“I grew up in the Adelaide Hills in a place called Cherry Gardens, which is a beautiful part of the world. A lot of my existence was semi-rural because it was a small hobby farm type situation. For me that was a really nice place to grow up; there was no public transport or anything there so you still had to find your own way to school. We had a small little farm of sheep and different animals, that sort of thing.
I had a really deep relationship with my grandfather, he was someone who saw the world in a very positive way and was just a wonderful role model for me. He was someone who worked extremely hard but knew how to find a balance and prioritise the things that are really important, the things in life that money can’t buy. Erin and I had a home at the Clare Valley, but as with lots of country locations, there are often not many options with work. We were looking through jobs; and all of a sudden, we found one on Kangaroo Island. We liked the idea of living on an island and being based here.
Yeah it was very much like it was the right thing to do by the time we got here. Over we came, we haven’t regretted it for one minute, it’s been really special. It’s often hard to explain to people how this place is special. But it really is.
Before I started the job, I came here for an afternoon together with students.
It was so funny because obviously the kids had been prepped that I was coming. I was walking around and every window had kids faces pressed up against it. It was the most surreal feeling. It was hilarious. You could see teachers trying to get kids back into their lessons. It just made me laugh and laugh that I could come and that the kids would get so excited. I have never seen kids get so excited for a principal before in my life. Why would they be?

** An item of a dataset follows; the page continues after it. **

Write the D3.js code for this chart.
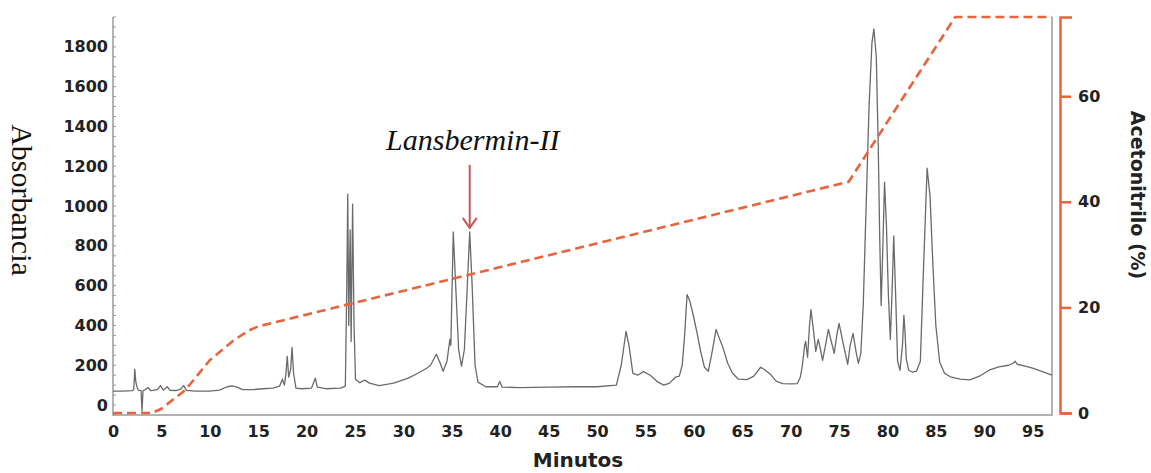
<!DOCTYPE html>
<html>
<head>
<meta charset="utf-8">
<script src="https://cdn.jsdelivr.net/npm/d3@7"></script>
<style>
  html, body { margin: 0; padding: 0; background: #fff; }
  svg { display: block; }
  .tick-label { font-family: "DejaVu Sans", sans-serif; font-weight: bold; font-size: 16px; fill: #222; }
</style>
</head>
<body>
<svg id="chart" width="1151" height="473"></svg>
<script>
// chromatogram (minutes, absorbance)
const timeMin = [
  0, 1, 2, 2.15, 2.25, 2.35, 2.45, 2.6, 2.9, 3.0, 3.1, 3.4, 3.6, 3.9, 4.6, 4.9, 5.2, 5.6, 5.9, 6.5,
  7.0, 7.3, 7.6, 8.5, 10, 11, 11.8, 12.3, 12.8, 13.4, 14.5, 15.5, 16.5, 17.2, 17.5, 17.7, 17.85, 18.0, 18.15, 18.35,
  18.5, 18.65, 18.9, 19.5, 20.5, 20.9, 21.1, 22, 23.5, 24.0, 24.15, 24.25, 24.35, 24.5, 24.6, 24.75, 24.9, 25.05, 25.5, 26,
  26.5, 27.5, 29, 30.5, 31.5, 32.4, 32.8, 33.4, 33.8, 34.1, 34.5, 34.8, 34.9, 35.15, 35.4, 35.7, 36.0, 36.3, 36.6, 36.85,
  37.1, 37.4, 37.7, 38.5, 39.7, 39.95, 40.2, 42, 45, 48, 50, 52, 52.5, 53, 53.3, 53.7, 54.2, 54.8, 55.5, 56.3,
  56.9, 57.5, 58.1, 58.5, 58.8, 59.05, 59.3, 59.6, 59.9, 60.3, 60.7, 61.1, 61.5, 61.9, 62.3, 62.6, 63, 63.5, 64, 64.6,
  65.5, 66.2, 66.9, 67.4, 67.9, 68.5, 69.2, 70, 70.7, 71.0, 71.2, 71.45, 71.55, 71.75, 71.95, 72.1, 72.35, 72.6, 72.85, 73.0,
  73.3, 73.6, 73.9, 74.2, 74.5, 74.8, 75.0, 75.3, 75.6, 75.9, 76.15, 76.45, 76.75, 77.0, 77.25, 77.5, 77.8, 78.1, 78.4, 78.6,
  78.85, 79.05, 79.2, 79.35, 79.5, 79.7, 79.9, 80.1, 80.3, 80.5, 80.65, 80.85, 81.05, 81.3, 81.55, 81.7, 81.8, 81.95, 82.2, 82.6,
  83.0, 83.4, 83.7, 84.1, 84.4, 84.7, 85.0, 85.4, 85.9, 86.5, 87.5, 88.5, 89.5, 90.5, 91.5, 92.5, 93.0, 93.2, 93.4, 94,
  95, 96, 97
];
const absorbance = [
  70, 70, 72, 80, 180, 120, 95, 75, 72, -30, 72, 80, 88, 72, 78, 98, 75, 92, 74, 73,
  80, 98, 74, 70, 70, 75, 92, 96, 90, 78, 78, 82, 85, 95, 130, 100, 150, 245, 140, 180,
  290, 160, 85, 82, 85, 135, 90, 82, 85, 95, 600, 1060, 400, 880, 320, 1010, 400, 130, 112, 125,
  110, 98, 110, 135, 160, 185, 200, 255, 210, 170, 220, 330, 300, 870, 600, 280, 195, 280, 600, 870,
  600, 200, 115, 92, 92, 118, 90, 88, 90, 92, 92, 100, 200, 370, 300, 160, 150, 168, 150, 115,
  100, 110, 140, 145, 200, 350, 555, 520, 460, 370, 270, 190, 170, 270, 380, 340, 290, 210, 160, 130,
  128, 145, 190, 175, 155, 120, 108, 106, 108, 140, 195, 300, 320, 240, 400, 480, 380, 270, 330, 300,
  225, 300, 380, 320, 260, 360, 410, 340, 270, 205, 300, 360, 270, 210, 260, 500, 1000, 1500, 1820, 1890,
  1750, 1300, 850, 500, 750, 1120, 900, 550, 330, 600, 850, 550, 220, 175, 300, 450, 380, 230, 175, 165,
  170, 220, 650, 1190, 1050, 700, 400, 215, 160, 142, 130, 126, 145, 175, 192, 200, 210, 220, 205, 198,
  185, 168, 150
];

// acetonitrile gradient (minutes, %)
const gradientTime = [0, 4, 5, 7.5, 10, 12.5, 14, 15, 76, 87, 97];
const gradientPct = [0, 0, 0.8, 4.4, 10, 13.8, 15.6, 16.4, 43.8, 75, 75];

const xTicks = d3.range(0, 96, 5);
const yTicks = [0, 200, 400, 600, 800, 1000, 1200, 1400, 1600, 1800];
const yMinorTicks = d3.range(-50, 1951, 50);
const pctTicks = [0, 20, 40, 60];

const peakLabel = "Lansbermin-II";
const peakTime = 36.85;
const peakValue = 870;

const svg = d3.select("#chart");
const margin = { top: 17, right: 99, bottom: 58, left: 113 };
const width = 1151;
const height = 473;

const x = d3.scaleLinear().domain([0, 97]).range([margin.left, width - margin.right]);
const y = d3.scaleLinear().domain([-50, 1950]).range([height - margin.bottom, margin.top]);
const yPct = d3.scaleLinear().domain([0, 75]).range([height - margin.bottom - 2, margin.top]);

const orange = "#e8643d";
const frame = "#9a9a9a";

// frame lines (left, bottom, right)
svg.append("path")
  .attr("d", `M${x(0)},${margin.top}V${y(-50)}H${x(97)}V${margin.top}`)
  .attr("fill", "none")
  .attr("stroke", frame)
  .attr("stroke-width", 1.5);

// minor ticks on left axis
svg.append("g")
  .selectAll("line")
  .data(yMinorTicks)
  .join("line")
  .attr("x1", x(0))
  .attr("x2", x(0) + 3)
  .attr("y1", (d) => y(d))
  .attr("y2", (d) => y(d))
  .attr("stroke", frame)
  .attr("stroke-width", 1);

// left axis labels
svg.append("g")
  .attr("transform", `translate(${x(0)},0)`)
  .call(d3.axisLeft(y).tickValues(yTicks).tickFormat(d3.format("d")).tickSize(0).tickPadding(5))
  .call((g) => g.select(".domain").remove())
  .call((g) => g.selectAll("text").attr("class", "tick-label"));

// bottom axis labels
svg.append("g")
  .attr("transform", `translate(0,${y(-50)})`)
  .call(d3.axisBottom(x).tickValues(xTicks).tickSize(0).tickPadding(11))
  .call((g) => g.select(".domain").remove())
  .call((g) => g.selectAll("text").attr("class", "tick-label"));

// right acetonitrile axis
const rightAxis = svg.append("g")
  .attr("transform", `translate(${x(97) + 8},0)`)
  .call(d3.axisRight(yPct).tickValues(pctTicks).tickSize(11).tickSizeOuter(12).tickPadding(7));
rightAxis.select(".domain").attr("stroke", orange).attr("stroke-width", 2.5);
rightAxis.selectAll(".tick line").attr("stroke", orange).attr("stroke-width", 2.5);
rightAxis.selectAll("text").attr("class", "tick-label");

// chromatogram
const chromData = timeMin.map((t, i) => [t, absorbance[i]]);
svg.append("path")
  .datum(chromData)
  .attr("fill", "none")
  .attr("stroke", "#6a6a6a")
  .attr("stroke-width", 1.3)
  .attr("stroke-linejoin", "round")
  .attr("d", d3.line().x((d) => x(d[0])).y((d) => y(d[1])));

// gradient
const gradData = gradientTime.map((t, i) => [t, gradientPct[i]]);
svg.append("path")
  .datum(gradData)
  .attr("fill", "none")
  .attr("stroke", orange)
  .attr("stroke-width", 2.6)
  .attr("stroke-dasharray", "9,5")
  .attr("d", d3.line().x((d) => x(d[0])).y((d) => yPct(d[1])));

// annotation arrow
const arrowX = x(peakTime);
const arrowTip = y(peakValue) - 4;
svg.append("line")
  .attr("x1", arrowX)
  .attr("x2", arrowX)
  .attr("y1", arrowTip - 63)
  .attr("y2", arrowTip)
  .attr("stroke", "#c65a5a")
  .attr("stroke-width", 2);
svg.append("path")
  .attr("d", `M${arrowX - 7},${arrowTip - 10}L${arrowX},${arrowTip}L${arrowX + 7},${arrowTip - 10}`)
  .attr("fill", "none")
  .attr("stroke", "#c65a5a")
  .attr("stroke-width", 2);

svg.append("text")
  .attr("x", arrowX + 3)
  .attr("y", arrowTip - 78)
  .attr("text-anchor", "middle")
  .attr("font-family", "'Liberation Serif', 'Times New Roman', serif")
  .attr("font-style", "italic")
  .attr("font-size", 30)
  .attr("fill", "#111")
  .text(peakLabel);

// axis titles
svg.append("text")
  .attr("transform", `translate(12,200) rotate(90)`)
  .attr("text-anchor", "middle")
  .attr("font-family", "'Liberation Serif', 'Times New Roman', serif")
  .attr("font-size", 30)
  .attr("fill", "#111")
  .text("Absorbancia");

svg.append("text")
  .attr("transform", `translate(1131,195) rotate(90)`)
  .attr("text-anchor", "middle")
  .attr("font-family", "'DejaVu Sans', sans-serif")
  .attr("font-weight", "bold")
  .attr("font-size", 19)
  .attr("fill", "#222")
  .text("Acetonitrilo (%)");

svg.append("text")
  .attr("x", 578)
  .attr("y", 467)
  .attr("text-anchor", "middle")
  .attr("font-family", "'DejaVu Sans', sans-serif")
  .attr("font-weight", "bold")
  .attr("font-size", 20)
  .attr("fill", "#222")
  .text("Minutos");
</script>
</body>
</html>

Kids at schools don’t always connect with adults, but it’s one of the lovely things here to see how well the teachers and kids, as well as the other adults in the environment, connect and it is a broader community reflection as well. Everyone is friends, and in many times family as well. Seeing those kids pressing their faces on the glass was one of the most hilarious things and it didn’t matter where I was walking, along the spine or out to the secondary class rooms at Parndana Campus, it was the same. I’ll never forget that. Never had that experience at another school and never will again.”